**INFORMATION SUPPLIED:**
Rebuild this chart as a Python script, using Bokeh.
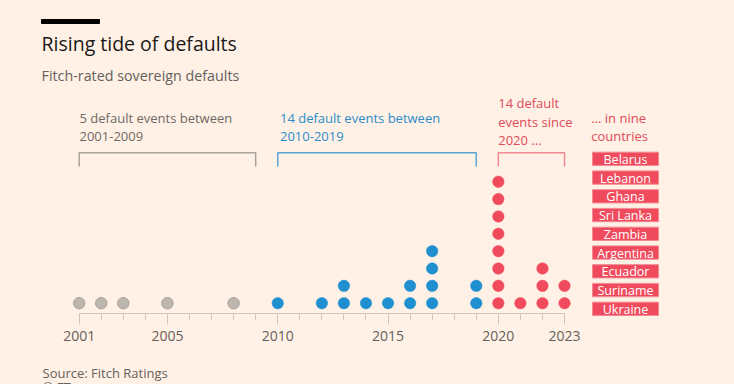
==
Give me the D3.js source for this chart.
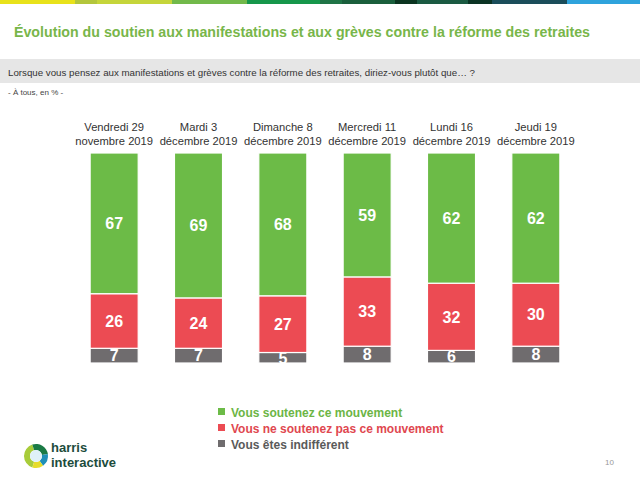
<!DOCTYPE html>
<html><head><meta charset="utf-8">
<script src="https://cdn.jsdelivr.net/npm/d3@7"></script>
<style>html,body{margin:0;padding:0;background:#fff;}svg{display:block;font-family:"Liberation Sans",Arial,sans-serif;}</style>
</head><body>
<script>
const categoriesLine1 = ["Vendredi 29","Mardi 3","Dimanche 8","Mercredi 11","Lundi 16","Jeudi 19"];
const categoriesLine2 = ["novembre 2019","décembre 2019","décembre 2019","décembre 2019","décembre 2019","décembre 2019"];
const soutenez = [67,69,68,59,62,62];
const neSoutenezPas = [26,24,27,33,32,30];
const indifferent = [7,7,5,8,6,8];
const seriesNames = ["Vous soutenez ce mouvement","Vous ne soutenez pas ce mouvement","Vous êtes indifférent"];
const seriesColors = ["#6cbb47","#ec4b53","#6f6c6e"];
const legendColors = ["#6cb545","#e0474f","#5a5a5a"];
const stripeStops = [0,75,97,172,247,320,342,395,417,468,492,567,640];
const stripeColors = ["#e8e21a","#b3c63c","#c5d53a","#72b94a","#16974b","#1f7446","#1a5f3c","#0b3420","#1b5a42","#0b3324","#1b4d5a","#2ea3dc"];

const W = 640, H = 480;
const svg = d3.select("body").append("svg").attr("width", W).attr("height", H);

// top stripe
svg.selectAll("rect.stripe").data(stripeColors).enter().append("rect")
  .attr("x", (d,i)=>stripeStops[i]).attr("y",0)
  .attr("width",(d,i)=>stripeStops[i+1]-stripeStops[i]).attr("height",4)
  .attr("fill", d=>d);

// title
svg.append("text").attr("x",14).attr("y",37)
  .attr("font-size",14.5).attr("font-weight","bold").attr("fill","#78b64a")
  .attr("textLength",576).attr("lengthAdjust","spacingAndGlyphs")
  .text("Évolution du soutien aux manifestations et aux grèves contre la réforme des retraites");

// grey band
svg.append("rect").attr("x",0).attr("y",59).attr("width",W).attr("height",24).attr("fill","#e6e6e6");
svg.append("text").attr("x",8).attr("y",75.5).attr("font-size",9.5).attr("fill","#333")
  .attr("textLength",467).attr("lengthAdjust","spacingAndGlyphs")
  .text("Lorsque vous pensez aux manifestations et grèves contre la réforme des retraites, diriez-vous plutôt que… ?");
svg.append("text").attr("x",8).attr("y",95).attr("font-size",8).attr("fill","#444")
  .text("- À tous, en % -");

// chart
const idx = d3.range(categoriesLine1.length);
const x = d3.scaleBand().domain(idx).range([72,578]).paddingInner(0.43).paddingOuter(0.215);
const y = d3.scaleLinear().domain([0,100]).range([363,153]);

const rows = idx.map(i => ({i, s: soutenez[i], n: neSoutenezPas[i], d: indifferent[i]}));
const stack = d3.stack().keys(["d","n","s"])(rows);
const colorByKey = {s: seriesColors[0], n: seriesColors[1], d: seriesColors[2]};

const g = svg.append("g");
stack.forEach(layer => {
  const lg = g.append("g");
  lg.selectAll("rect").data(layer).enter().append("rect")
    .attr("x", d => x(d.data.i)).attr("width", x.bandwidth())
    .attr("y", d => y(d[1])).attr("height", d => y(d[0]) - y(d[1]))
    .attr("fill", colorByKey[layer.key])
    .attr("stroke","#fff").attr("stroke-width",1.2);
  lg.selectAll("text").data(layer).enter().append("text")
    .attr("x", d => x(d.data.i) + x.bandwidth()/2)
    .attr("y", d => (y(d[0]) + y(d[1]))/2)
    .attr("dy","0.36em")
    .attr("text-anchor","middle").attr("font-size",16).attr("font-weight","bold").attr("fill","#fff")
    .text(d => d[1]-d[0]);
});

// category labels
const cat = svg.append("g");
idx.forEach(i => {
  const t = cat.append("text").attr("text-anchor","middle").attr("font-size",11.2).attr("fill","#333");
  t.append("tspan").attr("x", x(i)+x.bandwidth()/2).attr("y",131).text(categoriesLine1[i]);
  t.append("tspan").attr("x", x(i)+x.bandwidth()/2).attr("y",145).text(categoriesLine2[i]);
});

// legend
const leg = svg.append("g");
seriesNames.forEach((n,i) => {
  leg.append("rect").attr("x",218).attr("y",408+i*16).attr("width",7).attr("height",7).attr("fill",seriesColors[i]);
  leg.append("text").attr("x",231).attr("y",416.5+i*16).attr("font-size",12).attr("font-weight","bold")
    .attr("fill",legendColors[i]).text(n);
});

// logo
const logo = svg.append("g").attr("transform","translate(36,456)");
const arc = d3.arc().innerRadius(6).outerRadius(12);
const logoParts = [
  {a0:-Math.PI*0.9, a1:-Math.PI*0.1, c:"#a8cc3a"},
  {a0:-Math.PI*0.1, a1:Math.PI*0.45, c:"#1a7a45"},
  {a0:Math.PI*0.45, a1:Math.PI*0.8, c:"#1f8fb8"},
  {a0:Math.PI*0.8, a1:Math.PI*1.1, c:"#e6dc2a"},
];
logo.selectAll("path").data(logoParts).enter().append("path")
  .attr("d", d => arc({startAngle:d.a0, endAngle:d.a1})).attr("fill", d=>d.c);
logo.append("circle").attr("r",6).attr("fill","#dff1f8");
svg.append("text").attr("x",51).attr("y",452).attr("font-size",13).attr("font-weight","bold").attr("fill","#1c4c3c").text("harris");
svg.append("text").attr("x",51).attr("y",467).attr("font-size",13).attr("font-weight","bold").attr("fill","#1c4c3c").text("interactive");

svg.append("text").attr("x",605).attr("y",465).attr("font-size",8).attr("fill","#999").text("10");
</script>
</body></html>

**WHAT THE EXERCISE ASKS:** Count every line of the records that holds "script". State the number, nothing else.

**SOLUTION BELOW:** 4